(Data segment):
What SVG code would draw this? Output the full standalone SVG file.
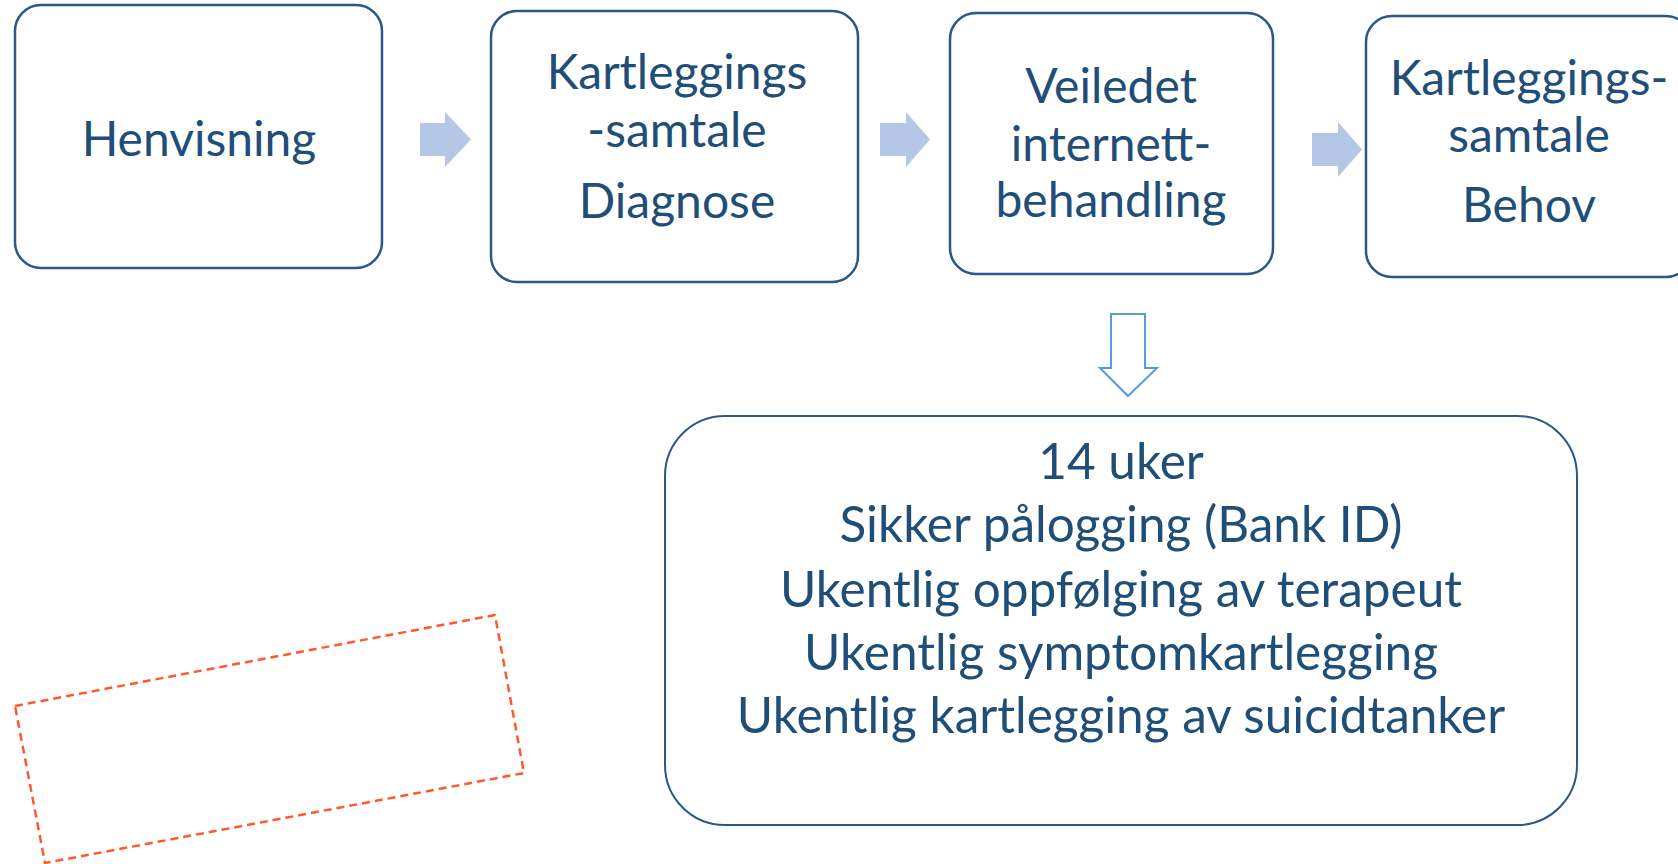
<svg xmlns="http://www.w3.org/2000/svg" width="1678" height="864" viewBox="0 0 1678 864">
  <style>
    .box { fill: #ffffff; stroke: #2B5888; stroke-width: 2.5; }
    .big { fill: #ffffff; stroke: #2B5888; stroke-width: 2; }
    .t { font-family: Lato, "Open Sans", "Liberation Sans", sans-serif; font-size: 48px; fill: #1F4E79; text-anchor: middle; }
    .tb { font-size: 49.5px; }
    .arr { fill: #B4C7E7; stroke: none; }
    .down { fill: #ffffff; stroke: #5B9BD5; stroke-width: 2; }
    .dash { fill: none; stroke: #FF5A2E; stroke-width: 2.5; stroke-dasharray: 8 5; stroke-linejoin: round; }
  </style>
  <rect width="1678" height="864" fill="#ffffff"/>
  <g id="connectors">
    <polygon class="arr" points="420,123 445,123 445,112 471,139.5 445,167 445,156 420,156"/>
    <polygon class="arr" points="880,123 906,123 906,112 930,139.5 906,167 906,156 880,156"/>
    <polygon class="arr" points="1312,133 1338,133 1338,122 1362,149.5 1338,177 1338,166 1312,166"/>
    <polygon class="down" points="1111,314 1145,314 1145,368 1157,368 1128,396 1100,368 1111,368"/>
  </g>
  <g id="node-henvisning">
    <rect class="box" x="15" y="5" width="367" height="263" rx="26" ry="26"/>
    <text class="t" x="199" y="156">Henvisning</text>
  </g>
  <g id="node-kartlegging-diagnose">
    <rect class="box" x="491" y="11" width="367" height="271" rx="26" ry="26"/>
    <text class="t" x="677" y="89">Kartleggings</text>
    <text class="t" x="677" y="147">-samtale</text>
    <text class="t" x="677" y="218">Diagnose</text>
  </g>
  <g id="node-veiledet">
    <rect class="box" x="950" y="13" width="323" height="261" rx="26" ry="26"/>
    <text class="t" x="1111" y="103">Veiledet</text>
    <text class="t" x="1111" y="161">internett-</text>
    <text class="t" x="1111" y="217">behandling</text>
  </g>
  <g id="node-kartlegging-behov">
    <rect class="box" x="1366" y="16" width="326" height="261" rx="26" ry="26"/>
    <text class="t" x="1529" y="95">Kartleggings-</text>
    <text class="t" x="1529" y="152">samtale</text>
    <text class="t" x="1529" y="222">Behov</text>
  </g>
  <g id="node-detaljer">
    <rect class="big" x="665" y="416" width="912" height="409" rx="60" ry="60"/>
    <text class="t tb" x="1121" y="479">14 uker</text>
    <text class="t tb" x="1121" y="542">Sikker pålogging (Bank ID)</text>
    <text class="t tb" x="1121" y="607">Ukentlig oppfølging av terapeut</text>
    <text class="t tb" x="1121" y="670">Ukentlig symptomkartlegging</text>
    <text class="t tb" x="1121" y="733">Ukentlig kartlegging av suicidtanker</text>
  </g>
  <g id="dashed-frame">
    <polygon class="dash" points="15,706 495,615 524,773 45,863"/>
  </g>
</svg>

(Your instructions): Using the material above, set down every line exactly, but skip the pictures.

(Exercise solution):
What SVG code would draw this? Output the full standalone SVG file.
<svg xmlns="http://www.w3.org/2000/svg" width="1678" height="864" viewBox="0 0 1678 864">
  <style>
    .box { fill: #ffffff; stroke: #2B5888; stroke-width: 2.5; }
    .big { fill: #ffffff; stroke: #2B5888; stroke-width: 2; }
    .t { font-family: Lato, "Open Sans", "Liberation Sans", sans-serif; font-size: 48px; fill: #1F4E79; text-anchor: middle; }
    .tb { font-size: 49.5px; }
    .arr { fill: #B4C7E7; stroke: none; }
    .down { fill: #ffffff; stroke: #5B9BD5; stroke-width: 2; }
    .dash { fill: none; stroke: #FF5A2E; stroke-width: 2.5; stroke-dasharray: 8 5; stroke-linejoin: round; }
  </style>
  <rect width="1678" height="864" fill="#ffffff"/>
  <g id="connectors">
    <polygon class="arr" points="420,123 445,123 445,112 471,139.5 445,167 445,156 420,156"/>
    <polygon class="arr" points="880,123 906,123 906,112 930,139.5 906,167 906,156 880,156"/>
    <polygon class="arr" points="1312,133 1338,133 1338,122 1362,149.5 1338,177 1338,166 1312,166"/>
    <polygon class="down" points="1111,314 1145,314 1145,368 1157,368 1128,396 1100,368 1111,368"/>
  </g>
  <g id="node-henvisning">
    <rect class="box" x="15" y="5" width="367" height="263" rx="26" ry="26"/>
    <text class="t" x="199" y="156">Henvisning</text>
  </g>
  <g id="node-kartlegging-diagnose">
    <rect class="box" x="491" y="11" width="367" height="271" rx="26" ry="26"/>
    <text class="t" x="677" y="89">Kartleggings</text>
    <text class="t" x="677" y="147">-samtale</text>
    <text class="t" x="677" y="218">Diagnose</text>
  </g>
  <g id="node-veiledet">
    <rect class="box" x="950" y="13" width="323" height="261" rx="26" ry="26"/>
    <text class="t" x="1111" y="103">Veiledet</text>
    <text class="t" x="1111" y="161">internett-</text>
    <text class="t" x="1111" y="217">behandling</text>
  </g>
  <g id="node-kartlegging-behov">
    <rect class="box" x="1366" y="16" width="326" height="261" rx="26" ry="26"/>
    <text class="t" x="1529" y="95">Kartleggings-</text>
    <text class="t" x="1529" y="152">samtale</text>
    <text class="t" x="1529" y="222">Behov</text>
  </g>
  <g id="node-detaljer">
    <rect class="big" x="665" y="416" width="912" height="409" rx="60" ry="60"/>
    <text class="t tb" x="1121" y="479">14 uker</text>
    <text class="t tb" x="1121" y="542">Sikker pålogging (Bank ID)</text>
    <text class="t tb" x="1121" y="607">Ukentlig oppfølging av terapeut</text>
    <text class="t tb" x="1121" y="670">Ukentlig symptomkartlegging</text>
    <text class="t tb" x="1121" y="733">Ukentlig kartlegging av suicidtanker</text>
  </g>
  <g id="dashed-frame">
    <polygon class="dash" points="15,706 495,615 524,773 45,863"/>
  </g>
</svg>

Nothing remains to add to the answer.